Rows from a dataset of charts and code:
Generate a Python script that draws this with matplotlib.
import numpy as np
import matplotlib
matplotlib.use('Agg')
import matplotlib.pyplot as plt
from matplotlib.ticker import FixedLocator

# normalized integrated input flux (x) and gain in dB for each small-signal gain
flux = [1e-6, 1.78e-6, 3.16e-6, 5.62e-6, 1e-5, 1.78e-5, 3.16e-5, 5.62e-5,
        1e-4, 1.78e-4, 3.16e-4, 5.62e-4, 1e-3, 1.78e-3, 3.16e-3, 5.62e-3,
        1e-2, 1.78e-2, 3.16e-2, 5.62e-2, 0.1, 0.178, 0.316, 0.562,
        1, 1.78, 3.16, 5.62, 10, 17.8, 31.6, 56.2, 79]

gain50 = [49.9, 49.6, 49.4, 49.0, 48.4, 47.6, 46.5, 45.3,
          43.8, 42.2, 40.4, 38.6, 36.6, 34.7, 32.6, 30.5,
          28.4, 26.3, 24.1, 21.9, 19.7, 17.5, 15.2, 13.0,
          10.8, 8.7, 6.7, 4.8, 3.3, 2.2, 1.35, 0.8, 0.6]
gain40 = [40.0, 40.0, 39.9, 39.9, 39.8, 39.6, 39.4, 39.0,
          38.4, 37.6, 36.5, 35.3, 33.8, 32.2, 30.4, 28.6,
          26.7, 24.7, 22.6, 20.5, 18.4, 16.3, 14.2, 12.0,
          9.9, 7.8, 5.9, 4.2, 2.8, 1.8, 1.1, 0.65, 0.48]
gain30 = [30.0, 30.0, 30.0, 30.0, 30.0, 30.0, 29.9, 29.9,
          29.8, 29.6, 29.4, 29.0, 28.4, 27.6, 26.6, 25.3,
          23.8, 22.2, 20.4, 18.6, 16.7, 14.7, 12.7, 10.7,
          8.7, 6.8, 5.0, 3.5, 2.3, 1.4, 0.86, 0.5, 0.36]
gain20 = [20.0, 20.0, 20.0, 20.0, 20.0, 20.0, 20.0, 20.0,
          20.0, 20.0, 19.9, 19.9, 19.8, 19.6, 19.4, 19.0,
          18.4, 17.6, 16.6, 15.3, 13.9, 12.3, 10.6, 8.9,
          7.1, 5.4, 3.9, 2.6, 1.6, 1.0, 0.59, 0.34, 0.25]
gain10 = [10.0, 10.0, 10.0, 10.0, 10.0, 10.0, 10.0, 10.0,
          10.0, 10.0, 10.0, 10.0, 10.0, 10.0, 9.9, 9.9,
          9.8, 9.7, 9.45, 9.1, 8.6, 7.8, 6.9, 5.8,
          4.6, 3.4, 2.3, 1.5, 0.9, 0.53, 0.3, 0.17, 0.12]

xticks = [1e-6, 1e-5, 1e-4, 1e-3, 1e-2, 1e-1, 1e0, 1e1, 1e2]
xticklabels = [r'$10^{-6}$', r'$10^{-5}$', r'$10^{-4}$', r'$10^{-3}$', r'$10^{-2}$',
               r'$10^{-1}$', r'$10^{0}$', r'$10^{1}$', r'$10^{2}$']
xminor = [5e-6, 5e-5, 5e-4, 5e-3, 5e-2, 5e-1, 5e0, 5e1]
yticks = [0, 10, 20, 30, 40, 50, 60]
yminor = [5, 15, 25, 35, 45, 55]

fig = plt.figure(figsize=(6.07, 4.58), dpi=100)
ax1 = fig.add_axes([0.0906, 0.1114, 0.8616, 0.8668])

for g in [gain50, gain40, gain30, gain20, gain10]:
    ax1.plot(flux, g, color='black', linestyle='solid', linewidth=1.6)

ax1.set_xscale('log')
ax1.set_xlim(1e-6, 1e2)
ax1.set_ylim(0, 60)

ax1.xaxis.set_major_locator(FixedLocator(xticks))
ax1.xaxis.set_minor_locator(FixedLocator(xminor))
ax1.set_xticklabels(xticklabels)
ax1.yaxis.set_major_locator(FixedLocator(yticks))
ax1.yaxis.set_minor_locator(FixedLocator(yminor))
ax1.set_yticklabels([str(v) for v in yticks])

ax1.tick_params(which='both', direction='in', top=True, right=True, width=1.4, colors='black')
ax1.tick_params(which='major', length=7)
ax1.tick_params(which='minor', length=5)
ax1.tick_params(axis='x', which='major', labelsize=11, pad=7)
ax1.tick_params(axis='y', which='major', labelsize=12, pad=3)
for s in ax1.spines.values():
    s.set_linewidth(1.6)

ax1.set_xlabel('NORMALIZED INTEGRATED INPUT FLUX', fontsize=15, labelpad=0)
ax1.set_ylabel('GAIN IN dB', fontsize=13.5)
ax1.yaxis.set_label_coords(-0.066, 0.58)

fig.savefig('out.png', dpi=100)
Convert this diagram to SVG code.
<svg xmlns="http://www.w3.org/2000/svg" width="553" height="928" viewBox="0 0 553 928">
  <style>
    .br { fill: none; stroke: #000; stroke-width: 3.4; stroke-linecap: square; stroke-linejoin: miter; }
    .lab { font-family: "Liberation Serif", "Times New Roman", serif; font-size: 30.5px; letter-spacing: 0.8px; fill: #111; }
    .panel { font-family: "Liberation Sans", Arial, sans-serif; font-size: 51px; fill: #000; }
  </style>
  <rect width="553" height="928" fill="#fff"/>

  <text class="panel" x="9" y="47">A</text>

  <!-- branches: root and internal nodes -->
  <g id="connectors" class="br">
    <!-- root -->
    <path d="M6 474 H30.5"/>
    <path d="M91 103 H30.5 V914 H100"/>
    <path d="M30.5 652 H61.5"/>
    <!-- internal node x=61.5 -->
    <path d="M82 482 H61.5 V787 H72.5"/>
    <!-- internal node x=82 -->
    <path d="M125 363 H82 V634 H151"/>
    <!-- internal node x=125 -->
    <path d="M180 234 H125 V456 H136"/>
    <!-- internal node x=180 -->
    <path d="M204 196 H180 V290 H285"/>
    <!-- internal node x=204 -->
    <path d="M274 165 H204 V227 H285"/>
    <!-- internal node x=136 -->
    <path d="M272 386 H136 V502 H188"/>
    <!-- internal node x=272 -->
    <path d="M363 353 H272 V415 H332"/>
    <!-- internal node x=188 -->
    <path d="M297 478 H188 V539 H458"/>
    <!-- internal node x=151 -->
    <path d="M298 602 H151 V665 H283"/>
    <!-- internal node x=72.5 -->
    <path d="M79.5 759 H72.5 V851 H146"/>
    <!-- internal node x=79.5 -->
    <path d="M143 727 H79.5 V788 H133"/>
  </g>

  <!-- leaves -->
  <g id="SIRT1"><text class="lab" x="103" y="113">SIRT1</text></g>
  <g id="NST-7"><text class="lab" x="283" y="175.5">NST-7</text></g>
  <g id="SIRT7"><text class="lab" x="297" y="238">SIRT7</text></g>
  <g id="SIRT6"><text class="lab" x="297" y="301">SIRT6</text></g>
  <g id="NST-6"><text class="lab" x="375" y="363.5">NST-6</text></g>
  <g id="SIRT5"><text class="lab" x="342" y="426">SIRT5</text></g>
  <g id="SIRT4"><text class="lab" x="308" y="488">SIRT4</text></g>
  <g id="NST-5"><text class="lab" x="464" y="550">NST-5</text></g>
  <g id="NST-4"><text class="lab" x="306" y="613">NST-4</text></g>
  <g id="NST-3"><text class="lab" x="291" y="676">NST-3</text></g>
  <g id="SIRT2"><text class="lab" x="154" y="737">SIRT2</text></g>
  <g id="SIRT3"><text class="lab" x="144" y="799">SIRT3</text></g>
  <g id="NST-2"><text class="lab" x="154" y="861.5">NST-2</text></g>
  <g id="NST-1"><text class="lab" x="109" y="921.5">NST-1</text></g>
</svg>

**The problem:** Give back the opening line of the records above and every line after it, up to and including the one with "1, 1.78, 3.16, 5.62, 10, 17.8, 31.6, 56.2, 79]", unchanged.

**Output for this task:**
Generate a Python script that draws this with matplotlib.
import numpy as np
import matplotlib
matplotlib.use('Agg')
import matplotlib.pyplot as plt
from matplotlib.ticker import FixedLocator

# normalized integrated input flux (x) and gain in dB for each small-signal gain
flux = [1e-6, 1.78e-6, 3.16e-6, 5.62e-6, 1e-5, 1.78e-5, 3.16e-5, 5.62e-5,
        1e-4, 1.78e-4, 3.16e-4, 5.62e-4, 1e-3, 1.78e-3, 3.16e-3, 5.62e-3,
        1e-2, 1.78e-2, 3.16e-2, 5.62e-2, 0.1, 0.178, 0.316, 0.562,
        1, 1.78, 3.16, 5.62, 10, 17.8, 31.6, 56.2, 79]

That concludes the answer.